Ahead of the House Committee on Education and the Workforce hearing on May 23, this time with the presidents of Rutgers, Northwestern, and UCLA, AAUP president Irene Mulvey released the following statement:
The House Committee’s continued efforts to interfere with, undermine, and delegitimize American higher education in the minds of the public are deplorable. The message conveyed by these hearings—that politicians have the right to control what is or is not taught in a college classroom and the authority to dictate what can or cannot happen on a college campus—is repressive and completely unacceptable in a free society.
Democracy thrives when knowledge production, research, teaching, and learning take place in independent colleges and universities with institutional autonomy. Academic freedom is essential to promote open inquiry, debate, and discussion, and to provide an environment to support education in service of understanding and an appreciation of different points of view, even in disagreement.
Any administrative response to campus demonstrations or protests should be derived from considerations of the primary mission of education. Responses to antisemitism and other hate on campus should be based on the educational mission of the institution. We applaud those colleges and universities who have worked with their students and moved forward through a process of educational engagement.
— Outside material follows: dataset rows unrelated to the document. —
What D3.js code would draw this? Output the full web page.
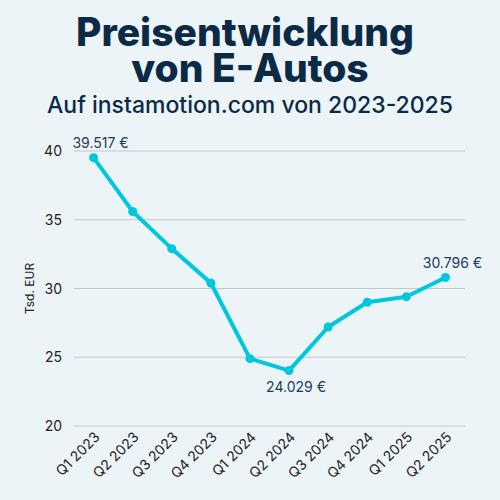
<!DOCTYPE html>
<html>
<head>
<meta charset="utf-8">
<script src="https://cdn.jsdelivr.net/npm/d3@7"></script>
<style>
  body { margin: 0; background: #edf4f8; }
  svg { display: block; }
</style>
</head>
<body>
<svg id="chart" width="500" height="500"></svg>
<script>
var quarters = ["Q1 2023","Q2 2023","Q3 2023","Q4 2023","Q1 2024","Q2 2024","Q3 2024","Q4 2024","Q1 2025","Q2 2025"];
var prices = [39.517, 35.6, 32.9, 30.4, 24.9, 24.029, 27.2, 29.0, 29.4, 30.796];
var yTicks = [20, 25, 30, 35, 40];
// labelled points: index, position of label
var callouts = [
  {i: 0, text: "39.517 €", pos: "above"},
  {i: 5, text: "24.029 €", pos: "below"},
  {i: 9, text: "30.796 €", pos: "above"}
];

var svg = d3.select("#chart");
var navy = "#0b2a45";

svg.append("rect").attr("width", 500).attr("height", 500).attr("fill", "#edf4f8");

// titles
svg.append("text").attr("x", 245).attr("y", 46).attr("text-anchor", "middle")
  .style("font-family", "Inter").style("font-weight", 800).style("font-size", "39px")
  .attr("fill", navy).text("Preisentwicklung");
svg.append("text").attr("x", 250).attr("y", 82).attr("text-anchor", "middle")
  .style("font-family", "Inter").style("font-weight", 800).style("font-size", "39px")
  .attr("fill", navy).text("von E-Autos");
svg.append("text").attr("x", 250).attr("y", 113).attr("text-anchor", "middle")
  .style("font-family", "Inter").style("font-weight", 500).style("font-size", "23px")
  .attr("fill", navy).text("Auf instamotion.com von 2023-2025");

var plotL = 74, plotR = 465, plotT = 151, plotB = 426;

var x = d3.scalePoint().domain(quarters).range([plotL, plotR]).padding(0.5);
var y = d3.scaleLinear().domain([20, 40]).range([plotB, plotT]);

// grid
svg.append("g").selectAll("line").data(yTicks).enter().append("line")
  .attr("x1", plotL).attr("x2", plotR)
  .attr("y1", function(d){ return y(d); }).attr("y2", function(d){ return y(d); })
  .attr("stroke", "#c2c7cc").attr("stroke-width", 1.2);

// y labels
svg.append("g").selectAll("text").data(yTicks).enter().append("text")
  .attr("x", 62).attr("y", function(d){ return y(d) + 5; })
  .attr("text-anchor", "end")
  .style("font-family", "Inter").style("font-size", "14px")
  .attr("fill", "#222").text(function(d){ return d; });

svg.append("text")
  .attr("transform", "translate(34," + y(30) + ") rotate(-90)")
  .attr("text-anchor", "middle")
  .style("font-family", "Inter").style("font-size", "12px")
  .attr("fill", "#222").text("Tsd. EUR");

// x labels
svg.append("g").selectAll("text").data(quarters).enter().append("text")
  .attr("transform", function(d){ return "translate(" + (x(d) + 7) + "," + (plotB + 12) + ") rotate(-45)"; })
  .attr("text-anchor", "end")
  .style("font-family", "Inter").style("font-size", "14px")
  .attr("fill", "#222").text(function(d){ return d; });

// line
var line = d3.line()
  .x(function(d, i){ return x(quarters[i]); })
  .y(function(d){ return y(d); });

svg.append("path").datum(prices)
  .attr("d", line).attr("fill", "none")
  .attr("stroke", "#00c8dc").attr("stroke-width", 4)
  .attr("stroke-linejoin", "round");

svg.append("g").selectAll("circle").data(prices).enter().append("circle")
  .attr("cx", function(d, i){ return x(quarters[i]); })
  .attr("cy", function(d){ return y(d); })
  .attr("r", 4.5).attr("fill", "#00c8dc");

// callouts
svg.append("g").selectAll("text").data(callouts).enter().append("text")
  .attr("x", function(d){ return x(quarters[d.i]) + 7; })
  .attr("y", function(d){ return y(prices[d.i]) + (d.pos == "above" ? -10 : 21); })
  .attr("text-anchor", "middle")
  .style("font-family", "Inter").style("font-size", "14px")
  .attr("fill", "#1c3b5a").text(function(d){ return d.text; });
</script>
</body>
</html>
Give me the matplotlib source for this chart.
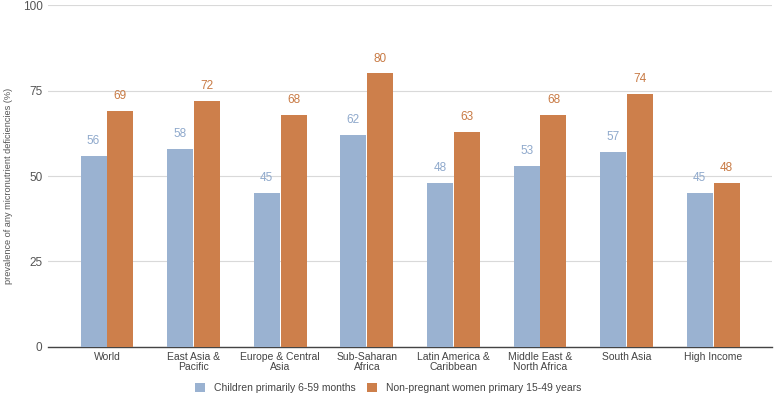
import matplotlib
matplotlib.use("Agg")
import matplotlib.pyplot as plt
import numpy as np

categories = ["World", "East Asia &\nPacific", "Europe & Central\nAsia", "Sub-Saharan\nAfrica",
              "Latin America &\nCaribbean", "Middle East &\nNorth Africa", "South Asia", "High Income"]
children = [56, 58, 45, 62, 48, 53, 57, 45]
women = [69, 72, 68, 80, 63, 68, 74, 48]
series_names = ["Children primarily 6-59 months", "Non-pregnant women primary 15-49 years"]
yticks = [0, 25, 50, 75, 100]

plt.rcParams['font.family'] = ['Liberation Sans', 'DejaVu Sans']
blue = "#9ab2d1"
orange = "#cd7f4b"
blue_txt = "#8fa9cc"
orange_txt = "#c87a44"

fig = plt.figure(figsize=(7.76, 3.96), dpi=100)
ax = fig.add_axes([0.062, 0.124, 0.933, 0.863])
x = np.arange(len(categories))
w = 0.30
off = 0.155
b1 = ax.bar(x - off, children, w, color=blue, label=series_names[0], zorder=3)
b2 = ax.bar(x + off, women, w, color=orange, label=series_names[1], zorder=3)
for xi, v in zip(x, children):
    ax.text(xi - off, v + 2.6, str(v), ha='center', va='bottom', fontsize=8.5, color=blue_txt)
for xi, v in zip(x, women):
    ax.text(xi + off, v + 2.6, str(v), ha='center', va='bottom', fontsize=8.5, color=orange_txt)

ax.set_xlim(-0.68, 7.68)
ax.set_ylim(0, 100)
ax.set_yticks(yticks)
ax.set_yticklabels([str(t) for t in yticks], fontsize=8.5, color="#555555")
ax.set_xticks(x)
ax.set_xticklabels(categories, fontsize=7.5, color="#444444", linespacing=1.0)
ax.tick_params(axis='x', length=0, pad=4)
ax.tick_params(axis='y', length=0, pad=4)
ax.grid(axis='y', color="#d9d9d9", linewidth=0.8, zorder=0)
for s in ["top", "right", "left"]:
    ax.spines[s].set_visible(False)
ax.spines["bottom"].set_color("#444444")
ax.spines["bottom"].set_linewidth(1.0)
ax.set_ylabel("prevalence of any micronutrient deficiencies (%)", fontsize=6.6, color="#555555")
ax.yaxis.set_label_coords(-0.049, 0.47)

fig.legend(handles=[b1, b2], labels=series_names, loc='center', bbox_to_anchor=(0.5, 0.02),
           ncol=2, frameon=False, fontsize=7.5, handlelength=1.0, handleheight=1.0,
           columnspacing=1.1, handletextpad=0.8, labelcolor="#444444", borderpad=0)
fig.savefig("out.png", dpi=100)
We hope that the latest batch of college presidents summoned to appear before the committee to play a predetermined role in the next act of disingenuous and performative political theater will have learned something from the earlier hearings. Defensiveness and lawyerly obfuscation cost the presidents of Harvard and Penn their jobs. Throwing academic freedom and faculty under the bus led to an overwhelming faculty vote of no confidence against the president of Columbia, and her attempt at appeasement did not prevent a call for her resignation from the Speaker of the House.
We strongly disagree with those who say the presidents need to “balance” the needs of donors and trustees with competing constituencies. This is a moment of clarity for higher education. America needs these college presidents to stand on principle and give a robust defense of academic freedom as an essential component of a free society, and to declare their intentions to protect academic freedom for faculty as well as free speech and freedom of assembly for all on their campuses.